Public protests regarding the U.S. Supreme Court’s decision to overturn its nearly 50-year-old Roe v. Wade ruling reached Butler County during the Fourth of July weekend.

A small group of Slippery Rock University students said they had a confrontation with Slippery Rock Mayor Jondavid Longo over messages they wrote in chalk protesting the decision, which gives rights regarding abortion to individual states.

The students had written the messages on the sidewalks along Main Street and Elm Street on Saturday morning prior to the planned Independence Day festivities. The messages were intended as a “silent and peaceful protest for the overturning of Roe v. Wade,” one of the students wrote in an online post.

Following the incident, a war of words between both sides ensued on social media platforms.

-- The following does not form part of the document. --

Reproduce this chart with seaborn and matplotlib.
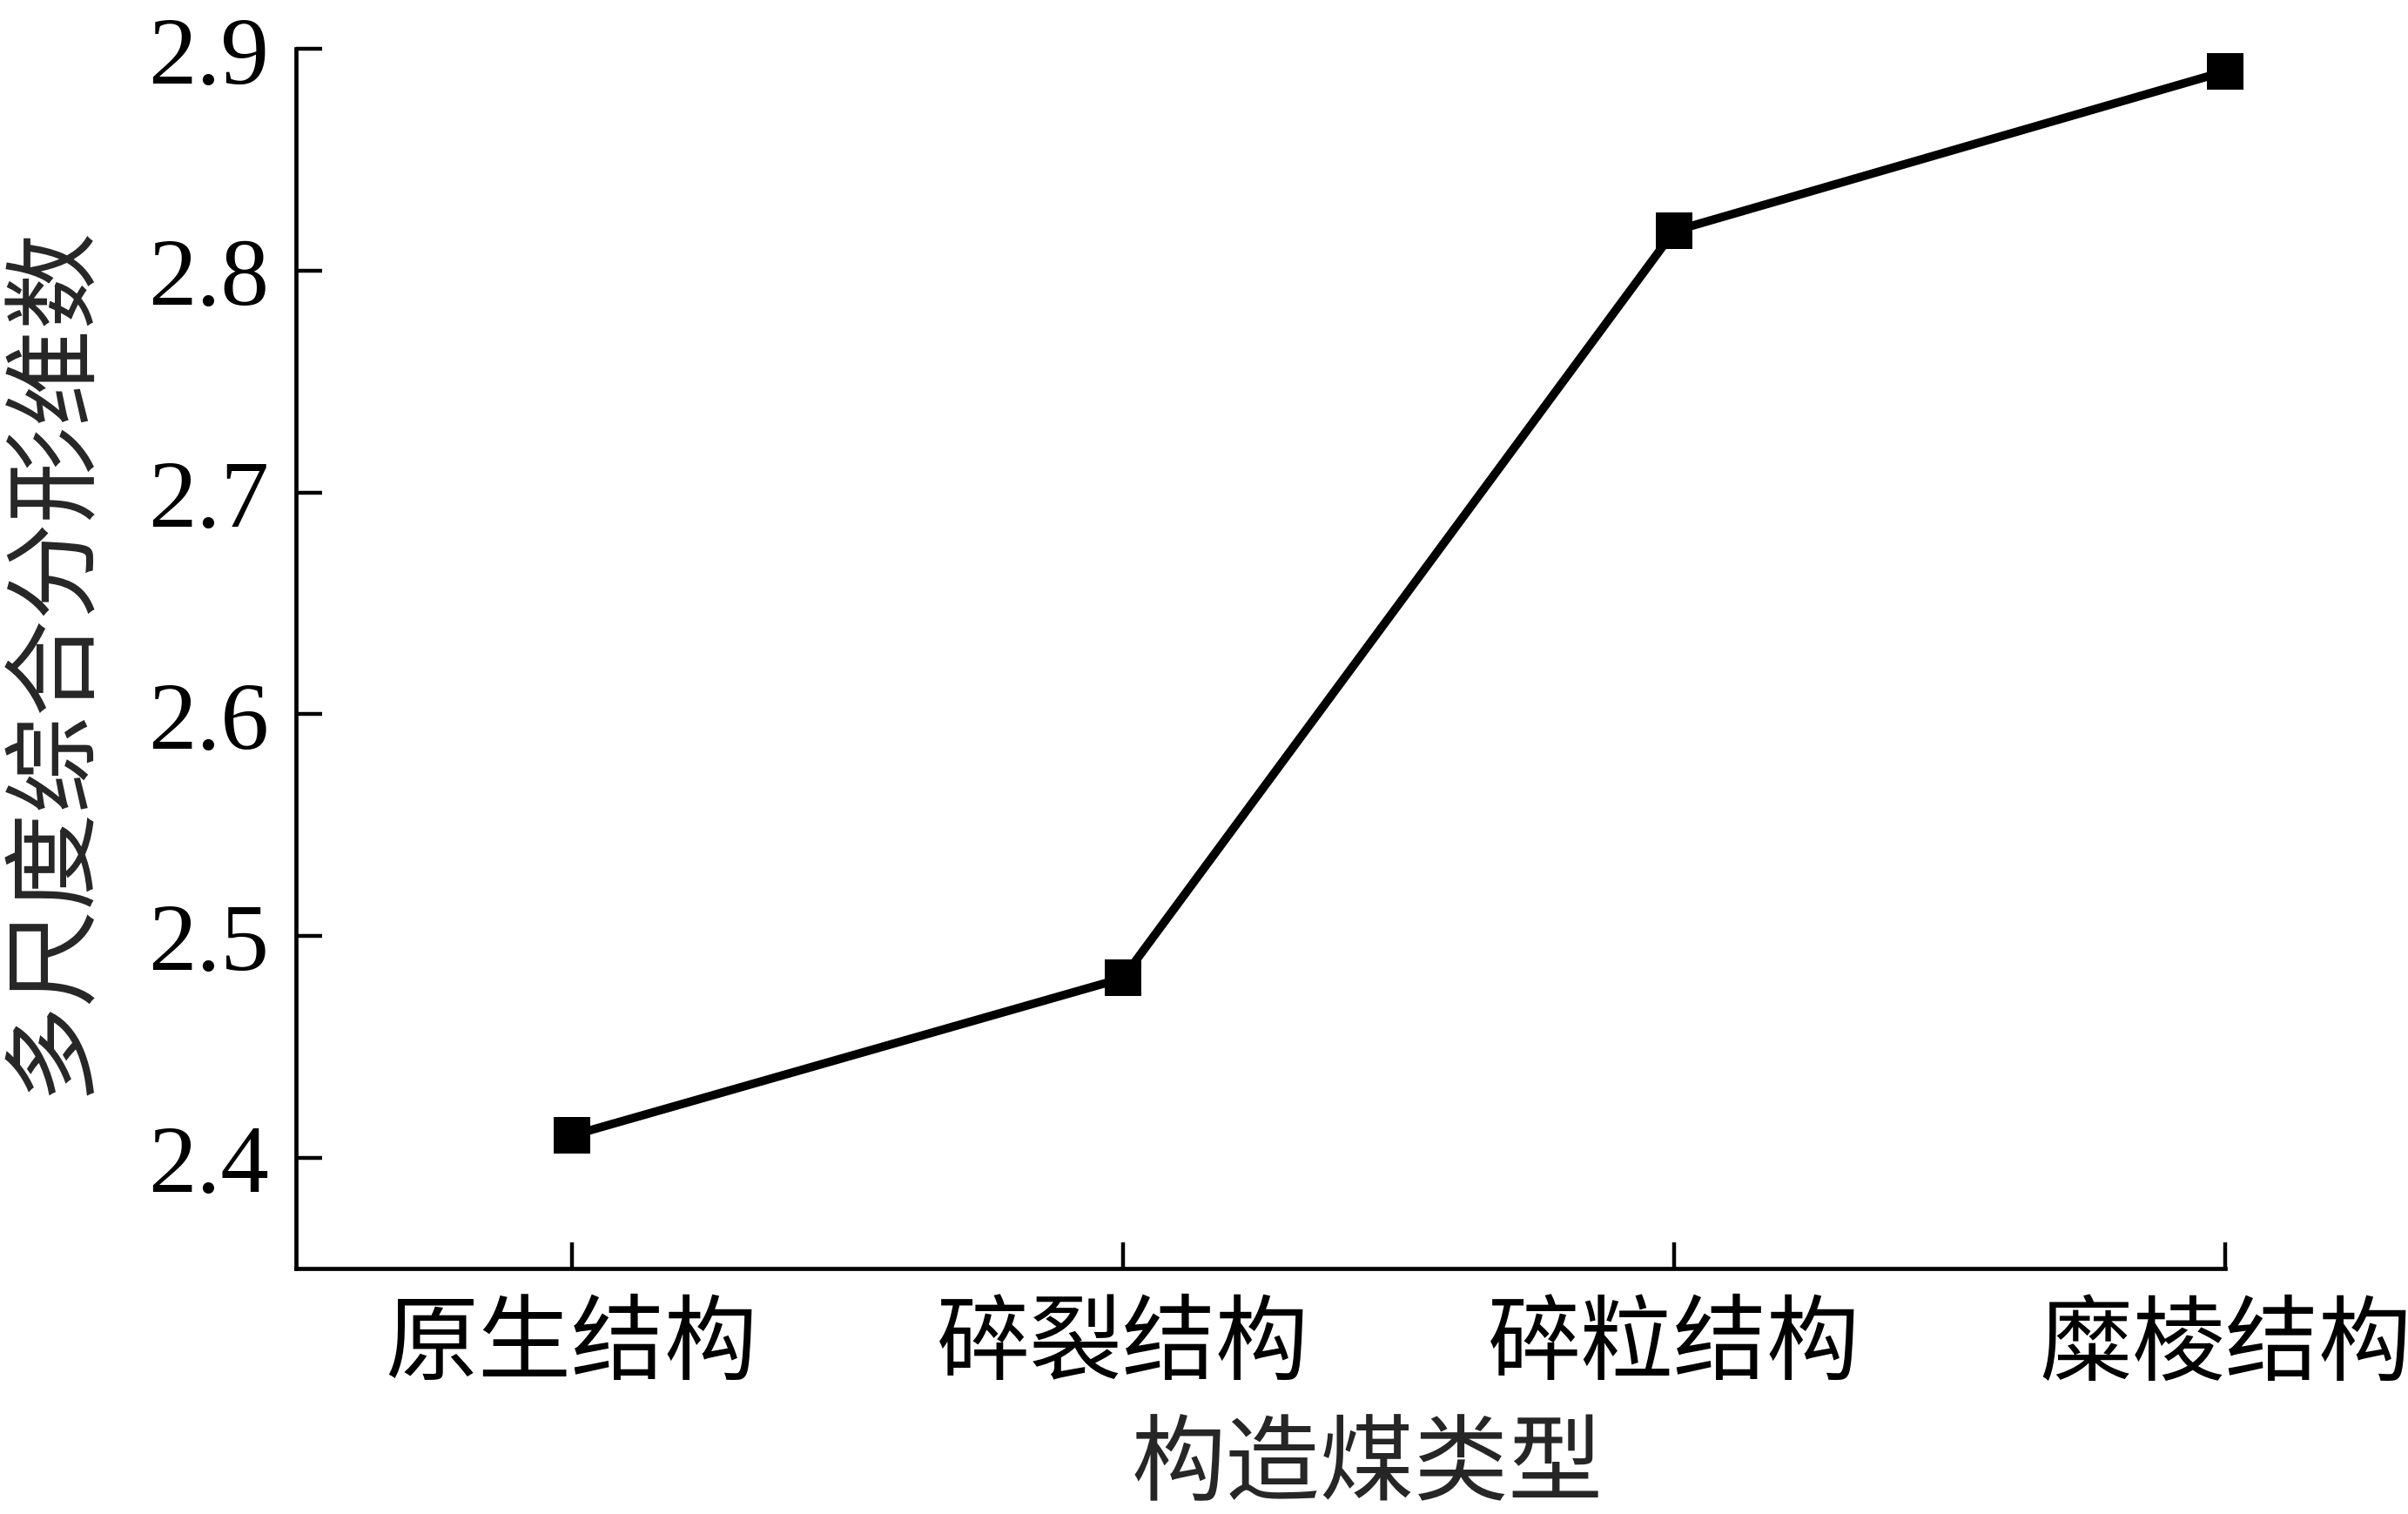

The students say Longo approached them with a police officer in the Gateway Park parking lot, where profane gestures were exchanged, according to both the students and Longo.

Longo said he was offended by the group’s placing of upside-down American flags on a veterans memorial site in the borough, and that the event had been planned to be inviting to families and children.

“That in and of itself on our nation's Independence Day and as a veteran is vulgar to me," he said at a borough council meeting last week. "You cannot fault me for wanting to put on an event that most people in this room participated in and for there to be vulgarities of differing things.”

Both sides have valid points.

The students claim their First Amendment right of free speech was quashed in Longo’s attempts at censorship. Longo says the students had no right to deface public property, especially on a weekend celebrating our nation’s independence.

As a journalist, I totally support freedom of speech, but I don’t condone defacing public property as a means to get the message across.

Think before you hit the button on that post or grab some sidewalk chalk to state your opinion.